I DIDN’T EVEN KNOW I WAS NOMINATED

I received a box from Wizard via Fed Ex today. I cracked it open and, much to my surprise, discovered that I’d won the 10th Annual Wizard Fan Award for Favorite One-Shot (Hulk: The End.) Shows how much attention I was paying. I didn’t know I’d won, or even that I was up for it. And it was given out at Chicago, a convention I hadn’t been invited to, but would have gone to if they’d asked.

It’s a really nice award. A statue of a little boy reading a comic book. Much nicer than the old ones.
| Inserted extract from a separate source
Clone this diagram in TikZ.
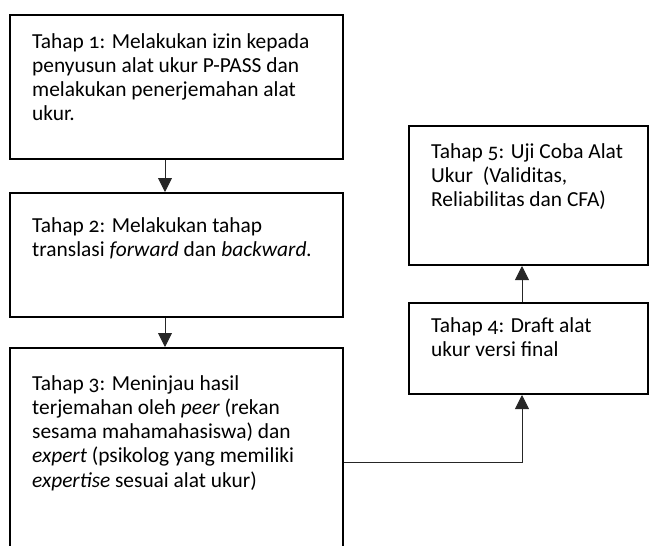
\documentclass[tikz,border=0pt]{standalone}
\usepackage{fontspec}
\setmainfont{Carlito}[Numbers=OldStyle]
\usetikzlibrary{arrows.meta}
\tikzset{
  stepbox/.style={draw=black, line width=2pt, rectangle, anchor=north west, inner sep=0pt, minimum width=#1},
  stepbox/.default=333pt,
  steptext/.style={anchor=north west, inner sep=0pt, align=left, font=\fontsize{21.4}{24.2}\selectfont},
  conn/.style={draw=black!85, line width=0.9pt, -{Triangle[width=14pt,length=14pt]}},
}
\begin{document}
\begin{tikzpicture}[x=1pt, y=-1pt]
\useasboundingbox (0,0) rectangle (649,546);
% boxes
\node[stepbox, minimum height=144pt] (b1) at (9,14) {};
\node[stepbox, minimum height=124pt] (b2) at (9,192) {};
\node[stepbox, minimum height=213pt] (b3) at (9,347) {};
\node[stepbox=239pt, minimum height=139pt] (b5) at (408,125) {};
\node[stepbox=239pt, minimum height=91pt] (b4) at (408,302) {};
% texts
\node[steptext] (t1) at (32,31.1) {\strut Tahap 1: Melakukan izin kepada\\penyusun alat ukur P-PASS dan\\melakukan penerjemahan alat\\ukur.};
\node[steptext] (t2) at (32,215.1) {\strut Tahap 2: Melakukan tahap\\translasi \textit{forward} dan \textit{backward.}};
\node[steptext] (t3) at (32,373.1) {\strut Tahap 3: Meninjau hasil\\terjemahan oleh \textit{peer} (rekan\\sesama mahamahasiswa) dan\\\textit{expert} (psikolog yang memiliki\\\textit{expertise} sesuai alat ukur)};
\node[steptext] (t5) at (431,141.1) {\strut Tahap 5: Uji Coba Alat\\Ukur \ (Validitas,\\Reliabilitas dan CFA)};
\node[steptext] (t4) at (431,315.1) {\strut Tahap 4: Draft alat\\ukur versi final};
% connectors
\coordinate (c1) at (165,0);
\coordinate (j) at (522,462);
\draw[conn] (c1 |- b1.south) -- (c1 |- b2.north);
\draw[conn] (c1 |- b2.south) -- (c1 |- b3.north);
\draw[conn] (b3.east |- j) -- (j) -- (j |- b4.south);
\draw[conn] (j |- b4.north) -- (j |- b5.south);
\end{tikzpicture}
\end{document}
Thanks to everyone who voted.

PAD

WAS IT JUST ME…?

Was I the only one who, yesterday afternoon, upon learning that power was going out all over the country and that cell phone systems were down, thought, “Ðámņ. Skynet’s gone active.”

PAD

SEE YA LATER, GENERATOR

The lights went out around here at approximately 4:03 PM. Thirty seconds later, the lights came back on. For the first time since I had it installed ten years ago, the heavy duty emergency generator outside the house got a major workout. Not only did we have lights, phones and a working refrigerator, but even the cable stayed on. We had more neighbors coming over in one night than in the last month as folks came by to make calls, watch the news, and just look up at the lights with about as much amazement as Edison’s neighbors must have done when they swung by to see what the latest invention he (or his people) had come up with. The amusing thing, as darkness fell, was watching cars cruise by and slow when they passed the house as the drivers must have thought, “Oh, the power’s back on…wait…”

I admit I did keep worrying about that “Twilight Zone” episode, but fortunately the generator is loud enough that neighbors would attribute the continuing power to that rather than aliens.

The thing that bugs me is imagining bin Laden watching CNN in a cave somewhere, snickering over the continual reassurances that it wasn’t terrorists. Before 9/11 I doubt it even would have occurred to anyone; no one shouted “Terrorists!” in the previous NYC blackouts. But concerns have so insinuated our culture that terrorism has become the first line of panicked reaction.

This has been another fair and balanced blog entry.